Question: Unicode support

talyz / fromElisp

An Emacs Lisp reader in Nix.

MIT License

33 stars 4 forks source link

Question: Unicode support #1

Closed terlar closed 4 years ago

terlar commented 4 years ago

I see that you mention that nix doesn’t have Unicode support, but as I understand it, it could just pass those bytes through to wherever. What kind of issues will be caused by Unicode characters within the parsed files?

If this is not the case, perhaps it is a valid use case and it can be raised here: https://github.com/NixOS/nix/issues/770

talyz commented 4 years ago

The issue is that the regexes don't match on unicode characters - at least not the more specific ones like matchCharacter (https://github.com/talyz/fromElisp/blob/master/default.nix#L53) which should be able to match single unicode characters, but isn't. Unicode should be fine in places where the match is generic enough that all bytes of a character are matched, though.

terlar commented 4 years ago

I see, because my config do have unicode chars in a few places. As I understood it you couldn't use this if any unciode chars were present. I wonder if I could still use this, but I guess I just have to try it.
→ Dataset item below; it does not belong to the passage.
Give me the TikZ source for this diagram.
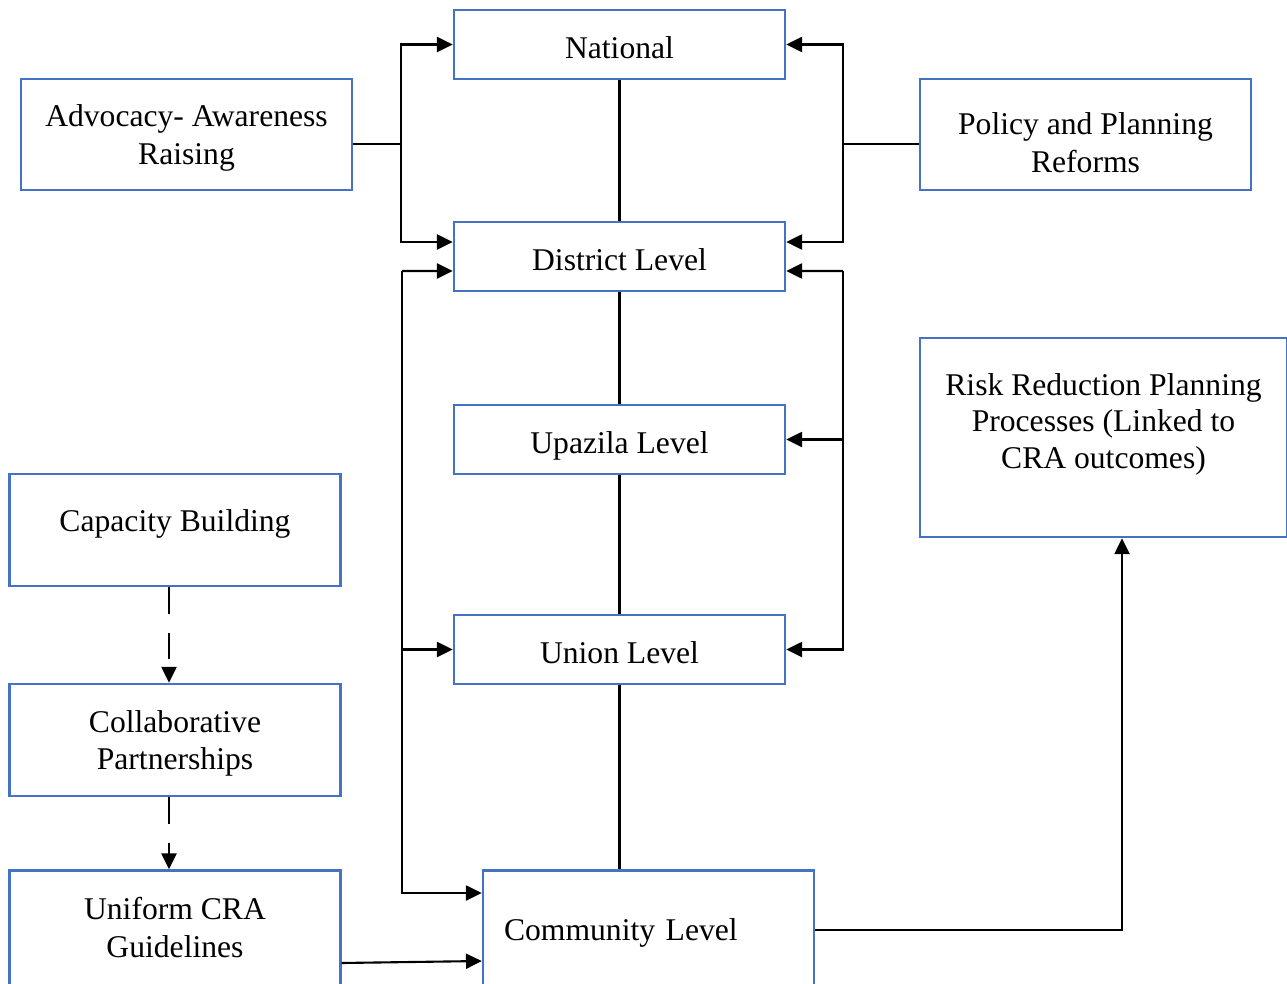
\documentclass[tikz,border=0pt]{standalone}
\usepackage{fontspec}
\setmainfont{Liberation Serif}
\usetikzlibrary{arrows.meta}
\definecolor{boxblue}{RGB}{68,114,196}
\begin{document}
\begin{tikzpicture}[
  x=0.02cm, y=-0.02cm,
  box/.style={rectangle, draw=boxblue, line width=1.4pt, minimum width=6.62cm,
              minimum height=#1, inner sep=0pt, align=center,
              font=\fontsize{18}{21.5}\selectfont},
  box/.default={1.38cm},
  level/.style={box, text height=15.7pt, text depth=0pt},
  arr/.style={-{Triangle[length=9pt, width=8.5pt]}, line width=1.2pt},
  link/.style={line width=1.2pt},
  dashedarr/.style={arr, dash pattern=on 15pt off 11pt}
]
  \useasboundingbox (0,0) rectangle (1287,983);

  % Niveaux
  \node[level] (nat) at (619.5,44.5) {National};
  \node[level] (dist) at (619.5,256.5) {District Level};
  \node[level] (upz) at (619.5,439.5) {Upazila Level};
  \node[level] (uni) at (619.5,649.5) {Union Level};
  \node[box=2.38cm, text width=5.78cm, inner xsep=0.42cm, align=left, text depth=1.1pt] (com) at (648.5,930) {Community Level};

  % Cotes
  \node[box=2.22cm, text depth=0pt] (adv) at (186.5,134.5) {Advocacy- Awareness\\Raising};
  \node[box=2.22cm, text height=43.4pt, text depth=0pt] (pol) at (1085.5,134.5) {Policy and Planning\\Reforms};
  \node[box=3.98cm, minimum width=7.34cm, text depth=18.8pt,
        font=\fontsize{18}{20.7}\selectfont] (risk) at (1103.5,437.5) {Risk Reduction Planning\\Processes (Linked to\\CRA outcomes)};

  % Colonne gauche
  \node[box=2.24cm, text depth=11.3pt] (cap) at (175,530) {Capacity Building};
  \node[box=2.24cm, text depth=0pt] (collab) at (175,740) {Collaborative\\Partnerships};
  \node[box=2.38cm, text depth=2.8pt] (crad) at (175,930) {Uniform CRA\\Guidelines};

  % Lignes verticales
  \draw[link] (nat.south) -- (dist.north);
  \draw[link] (dist.south) -- (upz.north);
  \draw[link] (upz.south) -- (uni.north);
  \draw[link] (uni.south) -- (uni.south |- com.north);

  % Advocacy
  \coordinate (advj) at (401,144);
  \draw[link] (adv.east |- advj) -- (advj);
  \draw[arr] (advj) |- (nat.west);
  \draw[arr] (advj) |- ([yshift=0.29cm]dist.west);

  % Policy
  \coordinate (polj) at (843,144);
  \draw[link] (pol.west |- polj) -- (polj);
  \draw[arr] (polj) |- (nat.east);
  \draw[arr] (polj) |- ([yshift=0.29cm]dist.east);

  % Boucle gauche
  \coordinate (ltop) at (402,271);
  \draw[arr] (ltop) -- ([yshift=-0.29cm]dist.west);
  \draw[arr] (ltop) |- ([yshift=0.74cm]com.west);
  \draw[arr] (ltop |- uni.west) -- (uni.west);

  % Boucle droite
  \coordinate (rtop) at (843,271);
  \draw[arr] (rtop) -- ([yshift=-0.29cm]dist.east);
  \draw[arr] (rtop) |- (uni.east);
  \draw[arr] (rtop |- upz.east) -- (upz.east);

  % Pointilles
  \draw[dashedarr] ([xshift=-0.12cm]cap.south) -- ([xshift=-0.12cm]collab.north);
  \draw[dashedarr] ([xshift=-0.12cm]collab.south) -- ([xshift=-0.12cm]crad.north);

  % Vers Community et Risk
  \draw[arr] ([yshift=-0.66cm]crad.east) -- ([yshift=-0.62cm]com.west);
  \draw[arr] (com.east) -| ([xshift=0.37cm]risk.south);
\end{tikzpicture}
\end{document}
terlar commented 4 years ago

Okay, so I did some tests and I got it to work, so it seems it is working. The only issue is when you use unicode characters together with the char specifier ?. E.g. ?λ. When I either put the numeric representation of the char instead it worked, or wrapped the char in a string.

But perhaps it is possible to fix the parser to work with ?X unicode chars, or would that make things too tricky?

talyz commented 4 years ago

I don't think it's possible to make it work, no. The relevant part of the regex matches "any character but ], [, \ (, or )" and then looks for a delimiter that is not part of the token. Strings and comments work fine since they match everything until they hit a delimiter - " for strings and \n for comments.

terlar commented 4 years ago

Okay, makes sense, I guess that is fine enough trade-off. Thank you for the explanation!